The U.S. Court of Appeals for the Fifth Circuit has determined that, where a state actor (such as a state university) is also an "internet access service" provider, there is a conflict or ambiguity in the preemption provisions. See White Buffalo Ventures v. University of Texas at Austin, 420 F.3d 366 (5th Cir. 2005). This means that, under similar circumstances (at least in the Fifth Circuit), a state university's anti-solicitation IT policy (which may prescribe the blocking of spam emails) will likely survive a preemption challenge.

Courts have held that the following state law claims survive CAN-SPAM preemption analysis: claims for violation of consumer protection acts, deceptive content, and ISP claims for fraud and deception. See Asis Internet Services v. Consumerbargaingiveaways, 622 F. Supp.2d 935 (N.D. Cal. 2009); Asis Internet Services v. Vistaprint USA, 617 F. Supp.2d 989 (N.D. Cal. 2009); Gordon v. Impulse Marketing Group, 375 F. Supp.2d 1040 (E.D. Wash. 2005).

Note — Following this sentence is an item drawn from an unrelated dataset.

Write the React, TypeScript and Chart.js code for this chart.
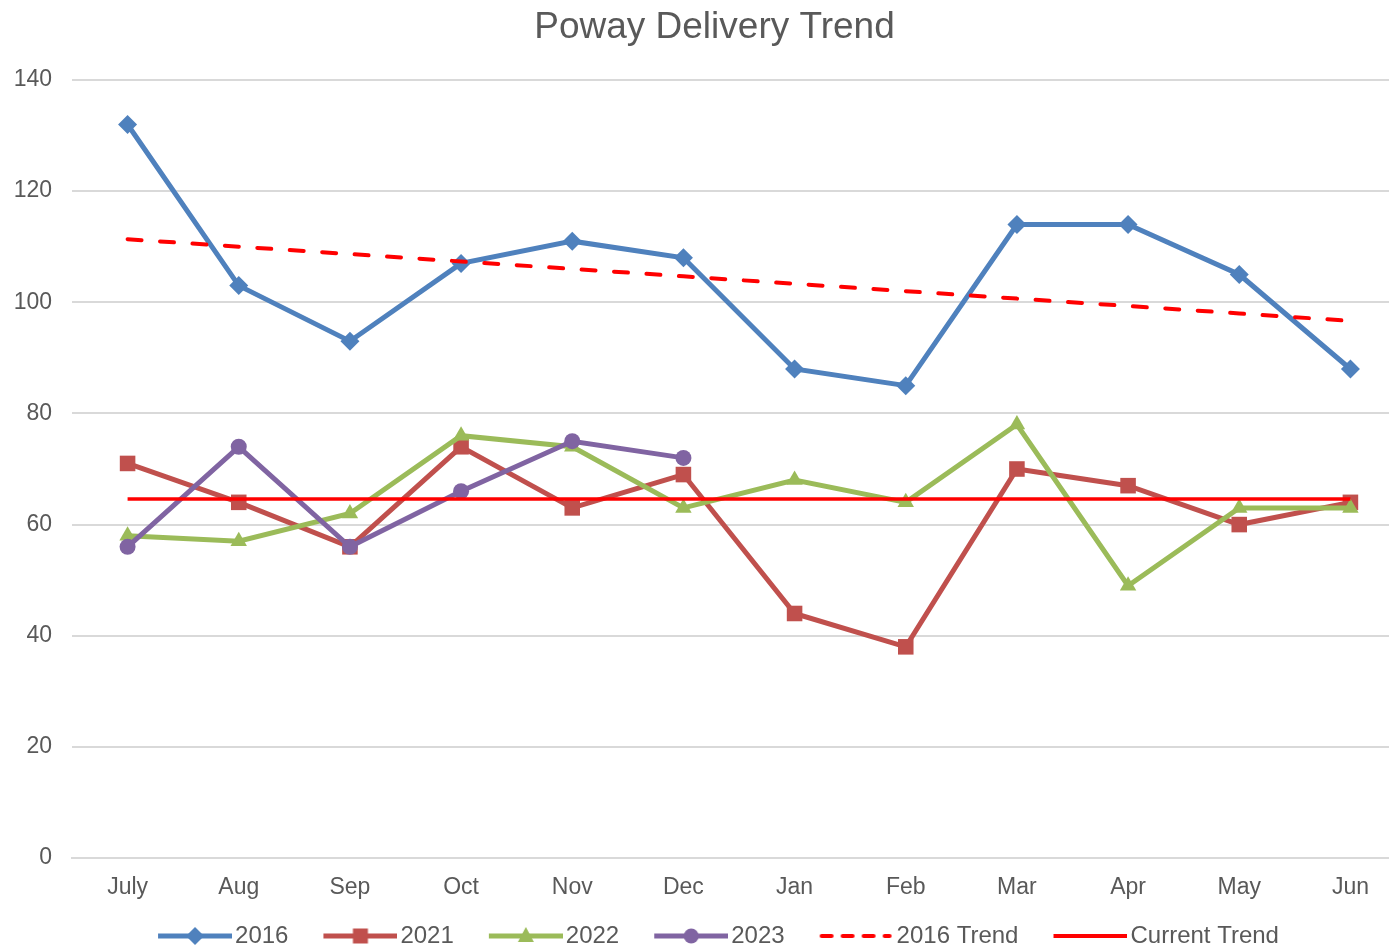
import React, { useEffect, useRef } from "react";
import { Chart, registerables } from "chart.js";

Chart.register(...registerables);

const months = ["July", "Aug", "Sep", "Oct", "Nov", "Dec", "Jan", "Feb", "Mar", "Apr", "May", "Jun"];
const series2016 = [132, 103, 93, 107, 111, 108, 88, 85, 114, 114, 105, 88];
const series2021 = [71, 64, 56, 74, 63, 69, 44, 38, 70, 67, 60, 64];
const series2022 = [58, 57, 62, 76, 74, 63, 68, 64, 78, 49, 63, 63];
const series2023 = [56, 74, 56, 66, 75, 72];
const trend2016 = [111.35, 110.01, 108.68, 107.34, 106.01, 104.67, 103.33, 102.0, 100.66, 99.33, 97.99, 96.65];
const currentTrend = [64.6, 64.6, 64.6, 64.6, 64.6, 64.6, 64.6, 64.6, 64.6, 64.6, 64.6, 64.6];
const yTickValues = [0, 20, 40, 60, 80, 100, 120, 140];

const FONT = "'Liberation Sans', Arial, sans-serif";
const TEXT = "#595959";
const GRID = "#D9D9D9";

const C2016 = "#4F81BD";
const C2021 = "#C0504D";
const C2022 = "#9BBB59";
const C2023 = "#8064A2";
const RED = "#FF0000";

const LEGEND_BOX = 82;
const LEGEND_PAD = 18;
const IMG_W = LEGEND_BOX + 18;

function drawMarker(ctx: CanvasRenderingContext2D, kind: string, x: number, y: number, color: string) {
  ctx.fillStyle = color;
  ctx.beginPath();
  if (kind === "diamond") {
    const r = 9;
    ctx.moveTo(x, y - r);
    ctx.lineTo(x + r, y);
    ctx.lineTo(x, y + r);
    ctx.lineTo(x - r, y);
  } else if (kind === "square") {
    const s = 7.5;
    ctx.rect(x - s, y - s, 2 * s, 2 * s);
  } else if (kind === "triangle") {
    ctx.moveTo(x, y - 9);
    ctx.lineTo(x + 8, y + 6);
    ctx.lineTo(x - 8, y + 6);
  } else if (kind === "circle") {
    ctx.arc(x, y, 7.5, 0, Math.PI * 2);
  }
  ctx.closePath();
  ctx.fill();
}

function makeLegendImage(color: string, kind: string, dashed: boolean, width: number) {
  const c = document.createElement("canvas");
  c.width = IMG_W;
  c.height = 20;
  const ctx = c.getContext("2d") as CanvasRenderingContext2D;
  ctx.strokeStyle = color;
  ctx.lineWidth = width;
  const start = IMG_W - 74;
  if (dashed) {
    ctx.setLineDash([10, 11]);
    ctx.lineCap = "round";
  }
  ctx.beginPath();
  ctx.moveTo(dashed ? start + 2 : start, 10);
  ctx.lineTo(dashed ? IMG_W - 4 : IMG_W, 10);
  ctx.stroke();
  if (kind) drawMarker(ctx, kind, IMG_W - 37, 10, color);
  return c;
}

const titleShift = {
  id: "titleShift",
  afterLayout(chart: any) {
    const t = chart.titleBlock;
    if (t) {
      t.left += 4.5;
      t.right += 4.5;
    }
  },
};

export default function App() {
  const ref = useRef<HTMLCanvasElement | null>(null);

  useEffect(() => {
    if (!ref.current) return;
    Chart.defaults.font.family = FONT;
    const legendDefs = [
      { label: "2016", img: makeLegendImage(C2016, "diamond", false, 5) },
      { label: "2021", img: makeLegendImage(C2021, "square", false, 5) },
      { label: "2022", img: makeLegendImage(C2022, "triangle", false, 5) },
      { label: "2023", img: makeLegendImage(C2023, "circle", false, 5) },
      { label: "2016 Trend", img: makeLegendImage(RED, "", true, 4) },
      { label: "Current Trend", img: makeLegendImage(RED, "", false, 4) },
    ];

    const chart = new Chart(ref.current, {
      type: "line",
      data: {
        labels: months,
        datasets: [
          {
            label: "2016",
            data: series2016,
            borderColor: C2016,
            backgroundColor: C2016,
            borderWidth: 5,
            pointStyle: "rectRot",
            pointRadius: 9.5,
            pointBorderWidth: 0,
            order: 5,
          },
          {
            label: "2021",
            data: series2021,
            borderColor: C2021,
            backgroundColor: C2021,
            borderWidth: 5,
            pointStyle: "rect",
            pointRadius: 11,
            pointBorderWidth: 0,
            order: 4,
          },
          {
            label: "2022",
            data: series2022,
            borderColor: C2022,
            backgroundColor: C2022,
            borderWidth: 5,
            pointStyle: "triangle",
            pointRadius: 9.5,
            pointBorderWidth: 0,
            order: 3,
          },
          {
            label: "2023",
            data: series2023,
            borderColor: C2023,
            backgroundColor: C2023,
            borderWidth: 5,
            pointStyle: "circle",
            pointRadius: 8,
            pointBorderWidth: 0,
            order: 2,
          },
          {
            label: "2016 Trend",
            data: trend2016,
            borderColor: RED,
            backgroundColor: RED,
            borderWidth: 4,
            borderDash: [14, 18.5],
            borderCapStyle: "round",
            pointRadius: 0,
            order: 1,
          },
          {
            label: "Current Trend",
            data: currentTrend,
            borderColor: RED,
            backgroundColor: RED,
            borderWidth: 3.5,
            pointRadius: 0,
            order: 0,
          },
        ],
      },
      options: {
        responsive: false,
        animation: false,
        devicePixelRatio: 1,
        layout: { autoPadding: false, padding: { left: 14, right: 0, top: 0, bottom: 0 } },
        plugins: {
          title: {
            display: true,
            text: "Poway Delivery Trend",
            color: TEXT,
            font: { family: FONT, size: 37, weight: "normal" },
            padding: { top: 6, bottom: 29.6 },
          },
          legend: {
            position: "bottom",
            labels: {
              usePointStyle: true,
              pointStyleWidth: LEGEND_BOX,
              padding: LEGEND_PAD,
              color: TEXT,
              font: { family: FONT, size: 24 },
              generateLabels: (ch: any) =>
                legendDefs.map((d, i) => ({
                  text: d.label,
                  fillStyle: "transparent",
                  strokeStyle: "transparent",
                  lineWidth: 0,
                  pointStyle: d.img,
                  hidden: !ch.isDatasetVisible(i),
                  datasetIndex: i,
                  fontColor: TEXT,
                })),
            },
          },
          tooltip: { enabled: false },
        },
        scales: {
          x: {
            offset: true,
            grid: { display: false, drawTicks: false, offset: true },
            border: { display: true, color: GRID, width: 2 },
            ticks: { color: TEXT, font: { family: FONT, size: 23 }, padding: 16, maxRotation: 0, autoSkip: false },
            afterFit: (s: any) => {
              s.height = 48;
              s.paddingLeft = 0;
              s.paddingRight = 0;
            },
          },
          y: {
            min: 0,
            max: 140,
            afterBuildTicks: (s: any) => {
              s.ticks = yTickValues.map((v) => ({ value: v }));
            },
            grid: { color: GRID, lineWidth: 2, drawTicks: false },
            border: { display: false },
            ticks: { color: TEXT, font: { family: FONT, size: 23 }, padding: 20 },
            afterFit: (s: any) => {
              s.width = 58;
            },
          },
        },
      },
      plugins: [titleShift],
    });
    return () => chart.destroy();
  }, []);

  return (
    <div
      style={{
        position: "fixed",
        left: 0,
        top: 0,
        width: 1389,
        height: 950,
        overflow: "hidden",
        background: "#ffffff",
      }}
    >
      <canvas ref={ref} width={1406} height={958} style={{ width: 1406, height: 958, display: "block" }} />
    </div>
  );
}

However, courts have also held that the CAN-SPAM Act preempts state law claims differing from CAN-SPAM Act provisions in ways that, if enforced, could create confusion about the law that applies to commercial email. See Ferguson v. Active Response Group, 348 Fed. Appx. 255 (9th Cir. 2009); Gordon v. Virtumundo, 575 F.3d 1040 (9th Cir. 2009); Omega World Travel v. Mummagraphics, 469 F.3d 348 (4th Cir. 2006).